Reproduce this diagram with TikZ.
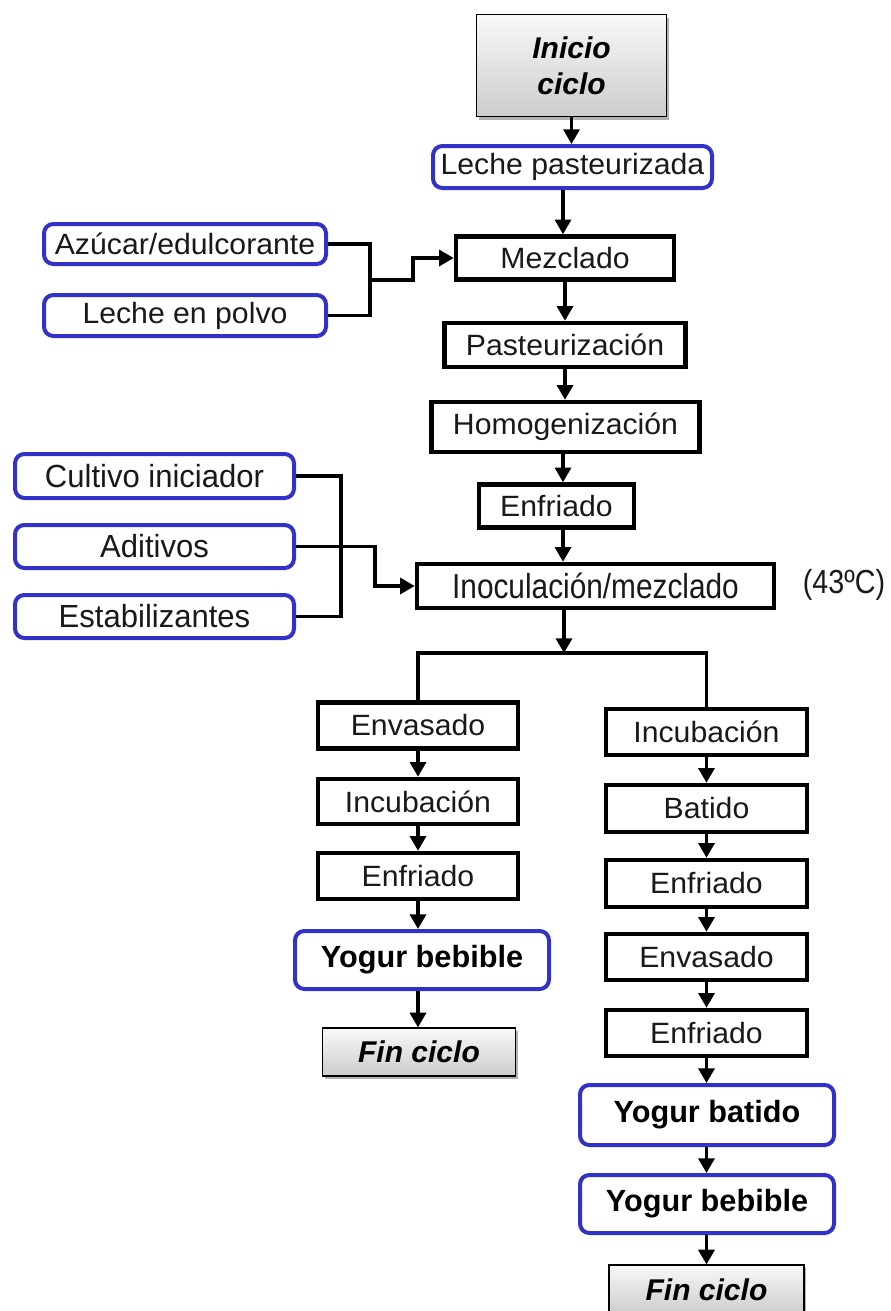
\documentclass[tikz,border=0pt]{standalone}
\usepackage{fontspec}
\setmainfont[FakeStretch=1.03]{Liberation Sans}
\newfontfamily\plainsans{Liberation Sans}
\newfontfamily\narrowsans[FakeStretch=0.97]{Liberation Sans}
\newfontfamily\tightsans[FakeStretch=0.86]{Liberation Sans}
\usetikzlibrary{arrows.meta,shadows}
\definecolor{frameblue}{RGB}{50,50,200}
\definecolor{inktext}{RGB}{25,25,25}

\tikzset{
  sz/.style 2 args={minimum width=#1*0.75pt, minimum height=#2*0.75pt},
  stepbox/.style={draw=black, line width=3.4pt, fill=white, inner sep=0pt,
    text=inktext, font=\fontsize{22}{26}\selectfont},
  inbox/.style={draw=frameblue, line width=3pt, rounded corners=7pt, fill=white,
    inner sep=0pt, text=inktext, font=\fontsize{22}{26}\selectfont},
  narrow/.style={font=\narrowsans\fontsize{24}{28}\selectfont},
  prodbox/.style={inbox, text=black, font=\plainsans\fontsize{23}{27}\selectfont\bfseries},
  termbox/.style={draw=black, line width=0.9pt, top color=gray!5, bottom color=gray!40,
    drop shadow={shadow xshift=1.5pt, shadow yshift=-2.5pt, opacity=0.3, fill=black},
    inner sep=0pt, align=center, text=black,
    font=\plainsans\fontsize{22.5}{27}\selectfont\bfseries\itshape},
  link/.style={line width=2.5pt, draw=black},
  arr/.style={link, -{Triangle[length=11pt,width=12pt]}},
}

\begin{document}
\begin{tikzpicture}[x=0.75pt, y=-0.75pt]
  \useasboundingbox (0,0) rectangle (891,1311);
  \fill[white] (0,0) rectangle (891,1311);
  \clip (0,0) rectangle (891,1311);

  % main line
  \node[termbox, sz={190}{102}] (ini) at (571.5,65.5) {Inicio\\ciclo};
  \node[inbox, sz={279}{42}] (lp) at (572.5,167) {Leche pasteurizada};
  \node[stepbox, sz={218}{43}] (mez) at (565,258) {Mezclado};
  \node[stepbox, sz={241}{44}] (pas) at (565,345) {Pasteurización};
  \node[stepbox, sz={268}{50}] (hom) at (565.5,427) {Homogenización};
  \node[stepbox, sz={155}{43}] (enf1) at (556.5,506) {Enfriado};
  \node[stepbox, font=\tightsans\fontsize{26}{30}\selectfont, sz={357}{44}] (ino) at (595.5,586) {Inoculación/mezclado};
  \node[text=inktext, inner sep=0pt, font=\tightsans\fontsize{25}{29}\selectfont] (temp) at (844,585) {(43ºC)};

  % ingredients entering the mixing step
  \node[inbox, sz={282}{40}] (az) at (185,244) {Azúcar/edulcorante};
  \node[inbox, sz={282}{41}] (lpo) at (185,315.5) {Leche en polvo};

  % ingredients entering the inoculation step
  \node[inbox, narrow, sz={279}{44}] (cul) at (154.5,476) {Cultivo iniciador};
  \node[inbox, narrow, sz={279}{43}] (adi) at (154.5,546.5) {Aditivos};
  \node[inbox, narrow, sz={279}{43}] (est) at (154.5,616.5) {Estabilizantes};

  % drinkable yogurt branch
  \node[stepbox, sz={200}{46}] (envL) at (418,725.5) {Envasado};
  \node[stepbox, sz={200}{45}] (incL) at (418,801.5) {Incubación};
  \node[stepbox, sz={200}{46}] (enfL) at (418,876) {Enfriado};
  \node[prodbox, sz={254}{58}] (ybL) at (422,960) {Yogur bebible};
  \node[termbox, sz={193}{48}] (finL) at (419,1052) {Fin ciclo};

  % stirred yogurt branch
  \node[stepbox, sz={201}{46}] (incR) at (706.5,732) {Incubación};
  \node[stepbox, sz={201}{47}] (batR) at (706.5,808.5) {Batido};
  \node[stepbox, sz={201}{47}] (enfR1) at (706.5,883.5) {Enfriado};
  \node[stepbox, sz={201}{46}] (envR) at (706.5,957) {Envasado};
  \node[stepbox, sz={201}{46}] (enfR2) at (706.5,1033) {Enfriado};
  \node[prodbox, sz={254}{60}] (ybatR) at (707,1115) {Yogur batido};
  \node[prodbox, sz={254}{58}] (ybebR) at (707,1204) {Yogur bebible};
  \node[termbox, sz={195}{49}] (finR) at (706.5,1289.5) {Fin ciclo};

  % helper points for the connectors
  \coordinate (col) at (563,0);
  \coordinate (lcol) at (418,0);
  \coordinate (rcol) at (706.5,0);
  \coordinate (j1) at (370,280);
  \coordinate (k1) at (413,280);
  \coordinate (j2) at (341,546.5);
  \coordinate (k2) at (375,546.5);
  \coordinate (br) at (564,653);

  % main line arrows
  \draw[arr] (ini.south) -- (ini.south |- lp.north);
  \draw[arr] (lp.south -| col) -- (mez.north -| col);
  \draw[arr] (mez.south) -- (mez.south |- pas.north);
  \draw[arr] (pas.south) -- (pas.south |- hom.north);
  \draw[arr] (hom.south -| col) -- (enf1.north -| col);
  \draw[arr] (enf1.south -| col) -- (ino.north -| col);

  % merging inputs
  \draw[link] (az.east) -| (j1) |- (lpo.east);
  \draw[arr] (j1) -- (k1) |- (mez.west);
  \draw[link] (cul.east) -| (j2) |- (est.east);
  \draw[arr] (adi.east) -- (k2) |- (ino.west);

  % split into two branches
  \draw[arr] (ino.south -| br) -- (br);
  \draw[link] (envL.north) |- (rcol |- br) -- (incR.north);

  % left branch arrows
  \draw[arr] (envL.south) -- (incL.north);
  \draw[arr] (incL.south) -- (enfL.north);
  \draw[arr] (enfL.south) -- (lcol |- ybL.north);
  \draw[arr] (lcol |- ybL.south) -- (lcol |- finL.north);

  % right branch arrows
  \draw[arr] (incR.south) -- (batR.north);
  \draw[arr] (batR.south) -- (enfR1.north);
  \draw[arr] (enfR1.south) -- (envR.north);
  \draw[arr] (envR.south) -- (enfR2.north);
  \draw[arr] (enfR2.south) -- (rcol |- ybatR.north);
  \draw[arr] (rcol |- ybatR.south) -- (rcol |- ybebR.north);
  \draw[arr] (rcol |- ybebR.south) -- (finR.north);
\end{tikzpicture}
\end{document}
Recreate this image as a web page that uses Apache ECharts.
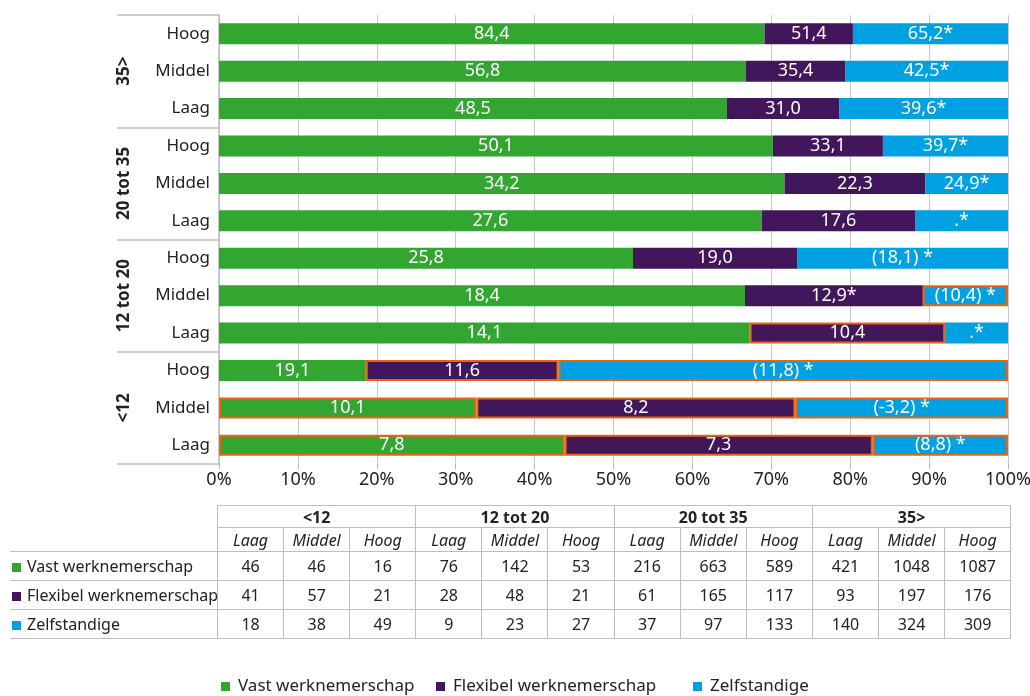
<!DOCTYPE html>
<html>
<head>
<meta charset="utf-8">
<script src="https://cdn.jsdelivr.net/npm/echarts@6/dist/echarts.min.js"></script>
<style>
    body { margin: 0; background: #fff; font-family: "Noto Sans", sans-serif; color: #222; }
    #chart { position: absolute; left: 0; top: 0; width: 1030px; height: 696px; }
    #tabel { position: absolute; left: 10px; top: 505px; width: 1001px; table-layout: fixed; border-collapse: collapse; font-size: 16px; color: #222; }
    #tabel td { border: 1.5px solid #bdbdbd; padding: 0; text-align: center; line-height: 1; }
    #tabel td.naam { text-align: left; border-left: none; white-space: nowrap; font-size: 16px; overflow: visible; }
    #tabel td.leeg { border: none; border-right: 1.5px solid #bdbdbd; }
    #tabel tr.kop1 td { height: 21px; font-weight: bold; }
    #tabel tr.kop2 td { height: 23px; font-style: italic; }
    #tabel tr.rij td { height: 28px; }
    .blok { display: inline-block; width: 9px; height: 9px; margin: 0 6px 0 2px; }
</style>
</head>
<body>
<div id="chart"></div>
<table id="tabel"></table>
<script>
// volgorde van onder naar boven (zoals de tabel van links naar rechts)
var groepen = ['<12', '12 tot 20', '20 tot 35', '35>'];
var niveaus = ['Laag', 'Middel', 'Hoog'];
var reeksen = ['Vast werknemerschap', 'Flexibel werknemerschap', 'Zelfstandige'];
var kleuren = ['#33a632', '#42165a', '#00a1e3'];

// aantallen (tabel), bepalen de breedte van de balkdelen
var aantalVast = [46, 46, 16, 76, 142, 53, 216, 663, 589, 421, 1048, 1087];
var aantalFlex = [41, 57, 21, 28, 48, 21, 61, 165, 117, 93, 197, 176];
var aantalZelf = [18, 38, 49, 9, 23, 27, 37, 97, 133, 140, 324, 309];

// teksten in de balken
var labelVast = ['7,8', '10,1', '19,1', '14,1', '18,4', '25,8', '27,6', '34,2', '50,1', '48,5', '56,8', '84,4'];
var labelFlex = ['7,3', '8,2', '11,6', '10,4', '12,9*', '19,0', '17,6', '22,3', '33,1', '31,0', '35,4', '51,4'];
var labelZelf = ['(8,8) *', '(-3,2) *', '(11,8) *', '.*', '(10,4) *', '(18,1) *', '.*', '24,9*', '39,7*', '39,6*', '42,5*', '65,2*'];

// balkdelen met oranje kader: [reeks, rij]
var omkaderd = [[0, 0], [0, 1], [1, 0], [1, 1], [1, 2], [1, 3], [2, 0], [2, 1], [2, 2], [2, 4]];

var aantallen = [aantalVast, aantalFlex, aantalZelf];
var labels = [labelVast, labelFlex, labelZelf];

var categorieen = [];
groepen.forEach(function (g) {
    niveaus.forEach(function (n) { categorieen.push(g + '|' + n); });
});

var isOmkaderd = function (s, i) {
    return omkaderd.some(function (p) { return p[0] == s && p[1] == i; });
};

var series = reeksen.map(function (naam, s) {
    return {
        name: naam,
        type: 'bar',
        stack: 'totaal',
        barWidth: 21,
        itemStyle: { color: kleuren[s] },
        label: {
            show: true,
            position: 'inside',
            color: '#fff',
            fontSize: 18,
            fontFamily: 'Noto Sans',
            formatter: function (p) { return labels[s][p.dataIndex]; }
        },
        data: aantallen[s].map(function (v, i) {
            var totaal = aantalVast[i] + aantalFlex[i] + aantalZelf[i];
            var item = { value: v / totaal * 100 };
            if (isOmkaderd(s, i)) {
                item.itemStyle = { borderColor: '#e9650d', borderWidth: 2 };
            }
            return item;
        })
    };
});

var chart = echarts.init(document.getElementById('chart'));

var legendaItem = function (naam, links) {
    return {
        data: [naam],
        left: links,
        top: 678,
        padding: 0,
        icon: 'rect',
        itemWidth: 9,
        itemHeight: 9,
        selectedMode: false,
        textStyle: { fontSize: 17, color: '#222', fontFamily: 'Noto Sans', padding: [0, 0, 0, 3] }
    };
};

var option = {
    animation: false,
    textStyle: { fontFamily: 'Noto Sans' },
    grid: { left: 219, right: 22, top: 15, bottom: 232, containLabel: false, outerBoundsMode: 'none' },
    legend: [
        legendaItem(reeksen[0], 221),
        legendaItem(reeksen[1], 436),
        legendaItem(reeksen[2], 693)
    ],
    xAxis: {
        type: 'value',
        min: 0,
        max: 100,
        interval: 10,
        axisLine: { show: false },
        axisTick: { show: true, length: 5, lineStyle: { color: '#b5b5b5' } },
        splitLine: { lineStyle: { color: '#c8c8c8', width: 1 } },
        axisLabel: { formatter: '{value}%', fontSize: 18, color: '#222', margin: 7 }
    },
    yAxis: [{
        type: 'category',
        data: categorieen,
        axisLine: { show: false },
        axisTick: { show: false },
        axisLabel: {
            fontSize: 17,
            color: '#222',
            margin: 9,
            formatter: function (v) { return v.split('|')[1]; }
        }
    }, {
        type: 'category',
        position: 'left',
        data: groepen,
        axisLine: { show: true, lineStyle: { color: '#bdbdbd', width: 1.5 } },
        axisTick: { show: true, length: 102, lineStyle: { color: '#bdbdbd', width: 1.5 } },
        axisLabel: { rotate: 90, fontSize: 17, fontWeight: 'bold', color: '#222', margin: 86 }
    }],
    series: series
};
chart.setOption(option);

// tabel onder de grafiek
var tabel = document.getElementById('tabel');
var html = '<colgroup><col style="width:207.5px">';
for (var k = 0; k < 12; k++) html += '<col style="width:66.1px">';
html += '</colgroup><tr class="kop1"><td class="naam leeg"></td>';
groepen.forEach(function (g) {
    html += '<td colspan="3">' + g.replace('<', '&lt;').replace('>', '&gt;') + '</td>';
});
html += '</tr><tr class="kop2"><td class="naam leeg"></td>';
groepen.forEach(function () {
    niveaus.forEach(function (n) { html += '<td>' + n + '</td>'; });
});
html += '</tr>';
reeksen.forEach(function (naam, s) {
    html += '<tr class="rij"><td class="naam"><span class="blok" style="background:' + kleuren[s] + '"></span>' + naam + '</td>';
    aantallen[s].forEach(function (v) { html += '<td>' + v + '</td>'; });
    html += '</tr>';
});
tabel.innerHTML = html;
</script>
</body>
</html>
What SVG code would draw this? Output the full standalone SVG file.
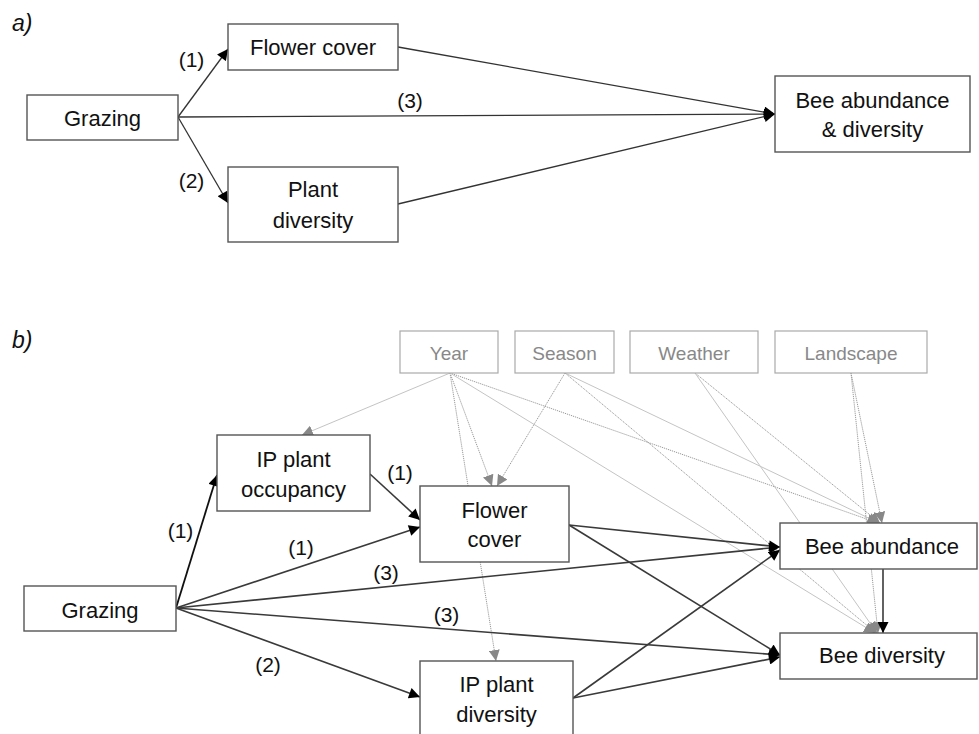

· · · ·

■ **Short problem**:
Above are some records. Output exactly the lines from the one that contains "Recreate this image" to the one that contains "140, 324, 309];", keeping both, and omit the pictures.

■ **Answer in full**:
Recreate this image as a web page that uses Apache ECharts.
<!DOCTYPE html>
<html>
<head>
<meta charset="utf-8">
<script src="https://cdn.jsdelivr.net/npm/echarts@6/dist/echarts.min.js"></script>
<style>
    body { margin: 0; background: #fff; font-family: "Noto Sans", sans-serif; color: #222; }
    #chart { position: absolute; left: 0; top: 0; width: 1030px; height: 696px; }
    #tabel { position: absolute; left: 10px; top: 505px; width: 1001px; table-layout: fixed; border-collapse: collapse; font-size: 16px; color: #222; }
    #tabel td { border: 1.5px solid #bdbdbd; padding: 0; text-align: center; line-height: 1; }
    #tabel td.naam { text-align: left; border-left: none; white-space: nowrap; font-size: 16px; overflow: visible; }
    #tabel td.leeg { border: none; border-right: 1.5px solid #bdbdbd; }
    #tabel tr.kop1 td { height: 21px; font-weight: bold; }
    #tabel tr.kop2 td { height: 23px; font-style: italic; }
    #tabel tr.rij td { height: 28px; }
    .blok { display: inline-block; width: 9px; height: 9px; margin: 0 6px 0 2px; }
</style>
</head>
<body>
<div id="chart"></div>
<table id="tabel"></table>
<script>
// volgorde van onder naar boven (zoals de tabel van links naar rechts)
var groepen = ['<12', '12 tot 20', '20 tot 35', '35>'];
var niveaus = ['Laag', 'Middel', 'Hoog'];
var reeksen = ['Vast werknemerschap', 'Flexibel werknemerschap', 'Zelfstandige'];
var kleuren = ['#33a632', '#42165a', '#00a1e3'];

// aantallen (tabel), bepalen de breedte van de balkdelen
var aantalVast = [46, 46, 16, 76, 142, 53, 216, 663, 589, 421, 1048, 1087];
var aantalFlex = [41, 57, 21, 28, 48, 21, 61, 165, 117, 93, 197, 176];
var aantalZelf = [18, 38, 49, 9, 23, 27, 37, 97, 133, 140, 324, 309];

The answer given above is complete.